Several factors have contributed to Exim Bank Tanzania's exponential growth. Ours has been a story of 'growth by self-evolution.' The bank is uniquely placed in the banking sector which is occupied by over 50 players, with some of the major international names having a direct or indirect presence here. Despite being an indigenous entity, the bank has been able to create its own niche within the short span of 16 years, attaining 5th position in terms of total assets, on a sustained basis for the past few years. The bank enjoys a very strong brand, built over its ability to facilitate and convert 'opportunities into reality' by providing faster turnaround on banking services. It is also known as being one of the most innovative banks in the country, having introduced many new concepts. Be it the pioneering introduction of credit cards in the country (in affiliation with MasterCard International), facilitating the exchequer with automated collections at the prestigious Tanzania National Parks (TANAPA Cards), or being the first Tanzanian bank to establish a banking footprint overseas with the establishment of its first wholly-owned subsidiary in the Union of Comoros, it has remained at the forefront when it comes to creating value for its patrons. With a view to ensuring sustainable growth and remaining among the industry leaders, the bank has embarked upon a transformation drive–with a focus on three key pillars: people, processes, and technology. The idea is to attract the best talent in the industry and retain it, supporting it with the best in class technology, and building strong processes for efficiencies and improved controls. We have sought the assistance of some the world's leading firms as advisors to take us through this process, and I am happy to share that progress thus far has been rather encouraging. We hope to accomplish the task by 4Q2015. The medium term vision is to be a strong regional bank that relies on best practice models. Beginning in 2014, we have started seeing the desired impact of these initiatives. With effective funds management, net interest margins improved noticeably. Non-interest income also fared well, led by treasury and forex gains, and supported by fee income from non-fund business and alternative channels. It is noteworthy that this is despite a jump in operational costs arising due to initiatives as shared earlier. We are hopeful that during the rest of the year we will further strengthen our dedication to our vision.

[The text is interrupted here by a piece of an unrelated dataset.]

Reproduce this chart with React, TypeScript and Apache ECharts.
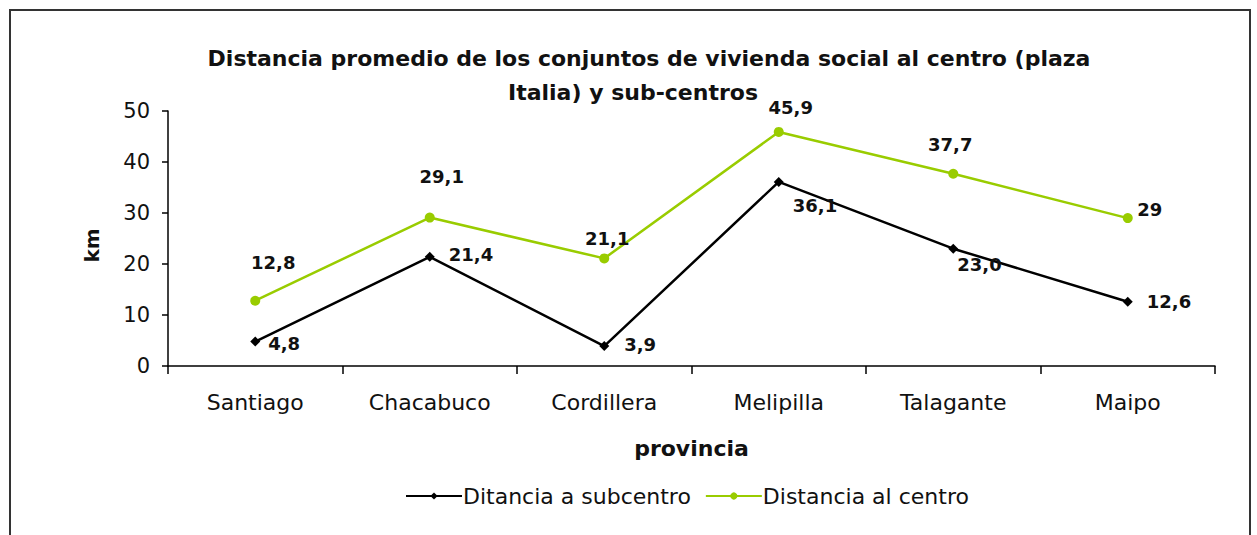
import React, { useEffect, useRef } from "react";
import * as echarts from "echarts";

const categories = ["Santiago", "Chacabuco", "Cordillera", "Melipilla", "Talagante", "Maipo"];
const subcentro = [4.8, 21.4, 3.9, 36.1, 23.0, 12.6];
const centro = [12.8, 29.1, 21.1, 45.9, 37.7, 29];
const subcentroLabels = ["4,8", "21,4", "3,9", "36,1", "23,0", "12,6"];
const centroLabels = ["12,8", "29,1", "21,1", "45,9", "37,7", "29"];
const seriesNames = ["Ditancia a subcentro", "Distancia al centro"];
const titleLine1 = "Distancia promedio de los conjuntos de vivienda social al centro (plaza";
const titleLine2 = "Italia) y sub-centros";

const FONT = "'DejaVu Sans', Arial, sans-serif";

// label placements (offsets in px) per point
const subOffsets: [number, number][] = [[3, 2], [9, -2], [10, -2], [4, 24], [-6, 16], [9, 0]];
const cenOffsets: [number, number][] = [[18, -38], [12, -41], [3, -20], [12, -24], [-3, -29], [22, -9]];

export default function App() {
  const ref = useRef<HTMLDivElement>(null);
  useEffect(() => {
    document.body.style.margin = "0";
    const chart = echarts.init(ref.current!, null, { renderer: "svg" });
    const labelStyle = { fontFamily: FONT, fontSize: 18, fontWeight: "bold" as const, color: "#111" };
    const titleStyle = { fontFamily: FONT, fontSize: 22, fontWeight: "bold" as const, color: "#111", lineHeight: 34 };
    chart.setOption({
      animation: false,
      backgroundColor: "#fff",
      title: [
        { text: titleLine1, left: 644, top: 36, textAlign: "center", textStyle: titleStyle },
        { text: titleLine2, left: 628, top: 70, textAlign: "center", textStyle: titleStyle },
      ],
      graphic: [
        {
          type: "rect",
          shape: { x: 10, y: 10, width: 1240, height: 540 },
          style: { fill: "none", stroke: "#333", lineWidth: 2 },
          silent: true,
        },
      ],
      grid: { left: 168, right: 42, top: 111, bottom: 169 },
      legend: {
        bottom: 23,
        left: 400,
        itemWidth: 56,
        itemHeight: 9,
        itemGap: 14,
        textStyle: { fontFamily: FONT, fontSize: 22, color: "#111", padding: [0, 0, 0, -4] },
        data: seriesNames,
      },
      xAxis: {
        type: "category",
        data: categories,
        boundaryGap: true,
        name: "provincia",
        nameLocation: "middle",
        nameGap: 71,
        nameTextStyle: { fontFamily: FONT, fontSize: 22, fontWeight: "bold", color: "#111" },
        axisLine: { lineStyle: { color: "#000", width: 1.5 } },
        axisTick: { show: true, length: 8, alignWithLabel: false, lineStyle: { color: "#000", width: 1.5 } },
        axisLabel: { fontFamily: FONT, fontSize: 22, color: "#111", margin: 25 },
      },
      yAxis: {
        type: "value",
        min: 0,
        max: 50,
        interval: 10,
        name: "km",
        nameLocation: "middle",
        nameGap: 66,
        nameRotate: 90,
        nameTextStyle: { fontFamily: FONT, fontSize: 20, fontWeight: "bold", color: "#111", padding: [0, 14, 0, 0] },
        axisLine: { show: true, lineStyle: { color: "#000", width: 1.5 } },
        axisTick: { show: true, length: 6, lineStyle: { color: "#000", width: 1.5 } },
        axisLabel: { fontFamily: FONT, fontSize: 21, color: "#111", margin: 18 },
        splitLine: { show: false },
      },
      series: [
        {
          name: seriesNames[0],
          type: "line",
          data: subcentro.map((v, i) => ({
            value: v,
            label: { offset: subOffsets[i] },
          })),
          color: "#000",
          lineStyle: { color: "#000", width: 2.5 },
          symbol: "diamond",
          symbolSize: 10,
          itemStyle: { color: "#000" },
          label: {
            show: true,
            position: "right",
            formatter: (p: any) => subcentroLabels[p.dataIndex],
            ...labelStyle,
          },
          z: 3,
        },
        {
          name: seriesNames[1],
          type: "line",
          data: centro.map((v, i) => ({
            value: v,
            label: { offset: cenOffsets[i] },
          })),
          color: "#99cc00",
          lineStyle: { color: "#99cc00", width: 2.5 },
          symbol: "circle",
          symbolSize: 10,
          itemStyle: { color: "#99cc00" },
          label: {
            show: true,
            position: "inside",
            formatter: (p: any) => centroLabels[p.dataIndex],
            ...labelStyle,
          },
          z: 2,
        },
      ],
    });
    return () => chart.dispose();
  }, []);
  return <div ref={ref} style={{ width: 1257, height: 535 }} />;
}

Can you elaborate on the bank's expansion strategies?
With digitalization transforming many aspects of modern life, it is imperative to factor this phenomenon into the distribution strategy of the bank. While the bank is in a process of crafting its distribution strategy for the year 2015, the focus shall be to further tap the potential within existing markets. The bank will endeavor to establish its base at key centers such as Dodoma and Kahama, while further broad basing our presence in Dar es Salaam, Arusha, and Mwanza. We are also keeping a close eye on regional developments related to the opening up of CAC (Capital Account Convertibility) within the East African region.
What are the main strategic points of your 2016 Vision?
Building upon our ability to provide a faster turnaround and a loyal customer base, the bank revamped its branch management structure earlier in 2014, to become more focused on sales. Common back office activities are being centralized so that the branches will be able to devote much of their time to understanding the needs of the customer and service them in the manner they want. We aim to be the leader in payments and also to increase our market share in CASA by 50% from the existing nearly 5% to about 7%. We have sourced a state-of-the-art 'switch' solution on an outsourcing model, to provide the right platform to not only remain contemporary with the digital world of banking, but for introducing value added digital solutions matched to the local needs, with ease of implementation. The relationship model of managing our corporate, HNI, and SE clients is expected to give us a competitive edge and boost our market share on low cost deposits. Some novel offerings for corporates and retail clients are soon to be introduced.